With whimsical illustrations and minimal words, "Farm Anatomy" is educational and just plain fun. It's like a picture book for grownups. A really cool picture book for grownups.
And having one in every American home could help us get reconnected to and care about our food is raised...by raising our awareness of farm life.
With this book, illustrator and author Julia Rothman has created a guide to "the curious parts & pieces of country life" perfect for any--and every--coffee table. Her drawings of different chicken breeds, barn styles and farm tools won't prepare anyone for a lifetime of agricultural endeavors. It's unlikely you'll use the buckwheat planting tips or the plowing pattern advice.
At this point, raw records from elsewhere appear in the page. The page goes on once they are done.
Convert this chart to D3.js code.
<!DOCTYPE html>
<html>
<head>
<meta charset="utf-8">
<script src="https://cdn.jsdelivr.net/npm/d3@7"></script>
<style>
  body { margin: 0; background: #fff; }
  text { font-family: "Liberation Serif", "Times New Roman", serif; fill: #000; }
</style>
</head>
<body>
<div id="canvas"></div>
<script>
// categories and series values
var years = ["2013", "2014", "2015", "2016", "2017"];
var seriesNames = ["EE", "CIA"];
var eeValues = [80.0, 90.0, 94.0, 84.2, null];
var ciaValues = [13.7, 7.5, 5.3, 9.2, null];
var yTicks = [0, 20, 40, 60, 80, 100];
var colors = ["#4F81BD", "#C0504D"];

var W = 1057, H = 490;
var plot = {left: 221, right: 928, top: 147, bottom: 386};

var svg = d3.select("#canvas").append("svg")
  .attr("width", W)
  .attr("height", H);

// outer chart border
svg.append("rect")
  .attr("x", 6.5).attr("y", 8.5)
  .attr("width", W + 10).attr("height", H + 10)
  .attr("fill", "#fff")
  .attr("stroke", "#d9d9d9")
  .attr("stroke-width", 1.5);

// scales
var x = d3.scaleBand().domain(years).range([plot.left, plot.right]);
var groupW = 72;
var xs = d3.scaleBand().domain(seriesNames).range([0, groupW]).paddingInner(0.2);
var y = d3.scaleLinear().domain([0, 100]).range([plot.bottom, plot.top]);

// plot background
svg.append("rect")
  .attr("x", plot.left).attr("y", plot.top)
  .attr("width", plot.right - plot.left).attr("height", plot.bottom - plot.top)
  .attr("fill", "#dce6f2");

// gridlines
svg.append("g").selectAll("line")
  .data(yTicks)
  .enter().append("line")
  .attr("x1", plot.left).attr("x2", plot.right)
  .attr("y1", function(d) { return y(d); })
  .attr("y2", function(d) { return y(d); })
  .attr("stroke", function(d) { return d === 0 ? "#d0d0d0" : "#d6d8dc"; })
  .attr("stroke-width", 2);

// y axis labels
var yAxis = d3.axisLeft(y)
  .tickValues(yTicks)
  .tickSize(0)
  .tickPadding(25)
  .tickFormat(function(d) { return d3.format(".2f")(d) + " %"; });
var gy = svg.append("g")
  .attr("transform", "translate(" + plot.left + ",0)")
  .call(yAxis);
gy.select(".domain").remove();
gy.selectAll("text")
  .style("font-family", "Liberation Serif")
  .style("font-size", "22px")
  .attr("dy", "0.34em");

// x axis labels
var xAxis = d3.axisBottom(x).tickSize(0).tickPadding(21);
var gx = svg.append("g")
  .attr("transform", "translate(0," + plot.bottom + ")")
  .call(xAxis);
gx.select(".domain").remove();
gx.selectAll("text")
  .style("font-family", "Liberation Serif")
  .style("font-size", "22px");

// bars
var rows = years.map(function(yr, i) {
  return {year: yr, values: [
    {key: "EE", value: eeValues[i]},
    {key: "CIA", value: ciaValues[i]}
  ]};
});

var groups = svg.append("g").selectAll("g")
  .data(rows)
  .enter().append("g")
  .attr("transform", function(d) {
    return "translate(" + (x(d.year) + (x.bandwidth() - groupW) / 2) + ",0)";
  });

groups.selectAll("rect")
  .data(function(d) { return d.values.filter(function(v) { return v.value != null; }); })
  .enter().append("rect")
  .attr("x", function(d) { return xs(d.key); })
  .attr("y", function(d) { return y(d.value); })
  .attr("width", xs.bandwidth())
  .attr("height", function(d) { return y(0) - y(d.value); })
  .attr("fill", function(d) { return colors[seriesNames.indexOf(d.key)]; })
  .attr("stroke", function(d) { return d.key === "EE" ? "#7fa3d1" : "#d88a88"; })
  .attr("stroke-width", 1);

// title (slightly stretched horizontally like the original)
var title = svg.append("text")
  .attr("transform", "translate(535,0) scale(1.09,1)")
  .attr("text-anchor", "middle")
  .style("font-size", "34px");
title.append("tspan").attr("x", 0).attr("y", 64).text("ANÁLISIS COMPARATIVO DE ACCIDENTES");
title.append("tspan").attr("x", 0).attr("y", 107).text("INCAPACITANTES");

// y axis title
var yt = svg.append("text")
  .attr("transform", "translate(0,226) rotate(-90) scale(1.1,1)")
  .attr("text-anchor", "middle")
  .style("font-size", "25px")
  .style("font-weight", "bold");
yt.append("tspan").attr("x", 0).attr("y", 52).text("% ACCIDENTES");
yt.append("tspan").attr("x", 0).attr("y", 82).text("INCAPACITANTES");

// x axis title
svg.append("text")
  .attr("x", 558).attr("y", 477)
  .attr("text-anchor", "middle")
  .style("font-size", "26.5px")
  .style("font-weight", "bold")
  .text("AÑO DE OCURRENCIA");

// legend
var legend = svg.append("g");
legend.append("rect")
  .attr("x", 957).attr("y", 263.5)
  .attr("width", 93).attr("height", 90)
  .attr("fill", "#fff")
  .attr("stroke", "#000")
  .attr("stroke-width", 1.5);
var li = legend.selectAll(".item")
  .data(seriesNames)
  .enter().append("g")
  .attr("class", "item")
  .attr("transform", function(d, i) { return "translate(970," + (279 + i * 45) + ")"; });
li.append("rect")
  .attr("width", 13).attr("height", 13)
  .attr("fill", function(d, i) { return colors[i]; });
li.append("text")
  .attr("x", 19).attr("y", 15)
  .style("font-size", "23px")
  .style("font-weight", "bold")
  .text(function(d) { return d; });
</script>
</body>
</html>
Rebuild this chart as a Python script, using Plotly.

But spend some time flipping through thse pages and you will get a sense of what it takes to farm--the old-fashioned, sustainable way, I mean. In many ways, an hour with "Farm Anatomy" is as good as eight hours at a real-life farm. You'll miss out on the smells and sounds, but you'll get a grounded reminder that our food still comes from soil, animals, hard work and people--the people who nurthre the soil and care for the animals and put in the long, hard days.
It will be a hit with kids too. I can easily picture this book in a classroom, intriguging children with the delightful drawings and straightforward descriptions of a life they'll probably never experience but one they literally can't live without.
I can easily envision adults intrigued too, by the facts and figures as well as the pictures, drawn in by old-fashioned recipes, ways of doing or maybe the trival about the quantity of water each type of livestock consumes each day. Even though the book is illustrated, it still brings home the point that farming is real, that our food doesn't just appear on grocery store shelves after all.
Whatever you end up getting out of "Farm Anatomy" matters little in detail. The best takeaway is the connection to food and farming I think this book can inspire, even in the most urbanite of households.
After all, a city slicker needs to eat as much as anyone else does. Is it too much to ask for that city slicker to know what bacon looks like when still a pig?